### WHAT TO PRODUCE
Set down the data below from its first line to the line holding "import plotly.graph_objects as go", inclusive; omit all pictures.

### COLLECTED MATERIAL
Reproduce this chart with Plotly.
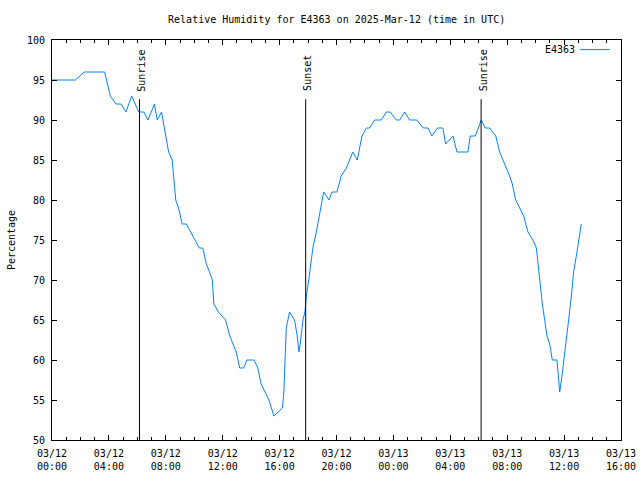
import pandas as pd
import plotly.graph_objects as go

# Hours since 2025-03-12 00:00 UTC and relative humidity (%)
hours = [0.0, 1.65, 2.25, 3.7, 4.1, 4.5, 4.85, 5.2, 5.6, 6.1, 6.45, 6.75, 7.2, 7.4, 7.7,
         7.9, 8.2, 8.45, 8.57, 8.7, 8.9, 9.15, 9.45, 9.75, 10.05, 10.35, 10.6, 10.85,
         11.07, 11.27, 11.38, 11.7, 12.2, 12.5, 12.95, 13.2, 13.47, 13.7, 14.2, 14.47,
         14.7, 15.0, 15.25, 15.6, 16.2, 16.3, 16.38, 16.47, 16.7, 17.05, 17.24, 17.36,
         17.45, 17.64, 17.78, 17.88, 18.05, 18.34, 18.58, 18.77, 19.1, 19.47, 19.68,
         20.03, 20.33, 20.69, 21.15, 21.46, 21.79, 22.1, 22.33, 22.68, 23.15, 23.5,
         23.78, 24.2, 24.44, 24.79, 25.14, 25.65, 26.1, 26.43, 26.7, 27.09, 27.48,
         27.67, 28.19, 28.47, 29.24, 29.4, 29.76, 30.18, 30.46, 30.77, 31.2, 31.47,
         31.7, 31.98, 32.17, 32.36, 32.6, 32.88, 33.16, 33.46, 33.81, 34.05, 34.2,
         34.35, 34.47, 34.63, 34.8, 34.99, 35.17, 35.5, 35.62, 35.69, 35.85, 35.99,
         36.16, 36.32, 36.51, 36.67, 36.86, 37.03, 37.21]
humidity = [95, 95, 96, 96, 93, 92, 92, 91, 93, 91, 91, 90, 92, 90, 91,
            89, 86, 85, 82, 80, 79, 77, 77, 76, 75, 74, 74, 72,
            71, 70, 67, 66, 65, 63, 61, 59, 59, 60, 60, 59,
            57, 56, 55, 53, 54, 56, 60, 64, 66, 65, 63, 61,
            62, 65, 66, 68, 70, 74, 76, 78, 81, 80, 81,
            81, 83, 84, 86, 85, 88, 89, 89, 90, 90, 91,
            91, 90, 90, 91, 90, 90, 89, 89, 88, 89, 89,
            87, 88, 86, 86, 88, 88, 90, 89, 89, 88, 86,
            85, 84, 83, 82, 80, 79, 78, 76, 75, 74, 71,
            69, 67, 65, 63, 62, 60, 60, 58, 56, 58, 60,
            62, 65, 68, 71, 73, 75, 77]

event_times = ["2025-03-12 06:09", "2025-03-12 17:50", "2025-03-13 06:10"]
event_labels = ["Sunrise", "Sunset", "Sunrise"]
event_top = 92.6

series_name = "E4363"
start = pd.Timestamp("2025-03-12 00:00")
times = [start + pd.Timedelta(hours=h) for h in hours]

font = dict(family="DejaVu Sans Mono", size=10, color="black")
blue = "#0a80f5"

fig = go.Figure()
fig.add_trace(go.Scatter(x=times, y=humidity, mode="lines", name=series_name,
                         line=dict(color=blue, width=1), showlegend=False))

for t, lab in zip(event_times, event_labels):
    fig.add_shape(type="line", xref="x", yref="y", x0=t, x1=t, y0=50, y1=event_top,
                  line=dict(color="black", width=1))
    fig.add_annotation(x=t, y=event_top, xref="x", yref="y", text=lab, textangle=-90,
                       showarrow=False, yanchor="bottom", xanchor="center",
                       yshift=6, xshift=2, font=font)

# legend (gnuplot style: text then sample line)
fig.add_annotation(x=0.922, y=0.976, xref="paper", yref="paper", text=series_name,
                   showarrow=False, xanchor="right", yanchor="middle", font=font)
fig.add_shape(type="line", xref="paper", yref="paper", x0=0.928, x1=0.980,
              y0=0.976, y1=0.976, line=dict(color=blue, width=1))

fig.update_layout(
    width=640, height=480,
    margin=dict(l=52, r=19, t=40, b=40, autoexpand=False),
    paper_bgcolor="white", plot_bgcolor="white",
    font=font,
    title=dict(text="Relative Humidity for E4363 on 2025-Mar-12 (time in UTC)",
               x=0.526, xanchor="center", y=0.959, yanchor="middle", font=font),
)
fig.update_xaxes(
    type="date", range=["2025-03-12 00:00", "2025-03-13 16:00"], automargin=False,
    dtick=4 * 3600 * 1000, tick0="2025-03-12 00:00", tickformat="%m/%d<br>%H:%M",
    ticks="inside", ticklen=5, tickcolor="black", mirror="allticks",
    showline=True, linecolor="black", linewidth=1, showgrid=False, zeroline=False,
    minor=dict(dtick=3600 * 1000, ticks="inside", ticklen=3, tickcolor="black"),
    tickfont=font, ticklabelstandoff=4,
)
fig.update_yaxes(
    range=[50, 100], dtick=5, ticks="inside", ticklen=5, tickcolor="black",
    mirror="allticks", showline=True, linecolor="black", linewidth=1, automargin=False,
    showgrid=False, zeroline=False, tickfont=font, ticklabelstandoff=4,
    title=dict(text="Percentage", font=font, standoff=9),
)

fig.write_html("out.html")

### RESULT OF THIS TASK
Reproduce this chart with Plotly.
import pandas as pd
import plotly.graph_objects as go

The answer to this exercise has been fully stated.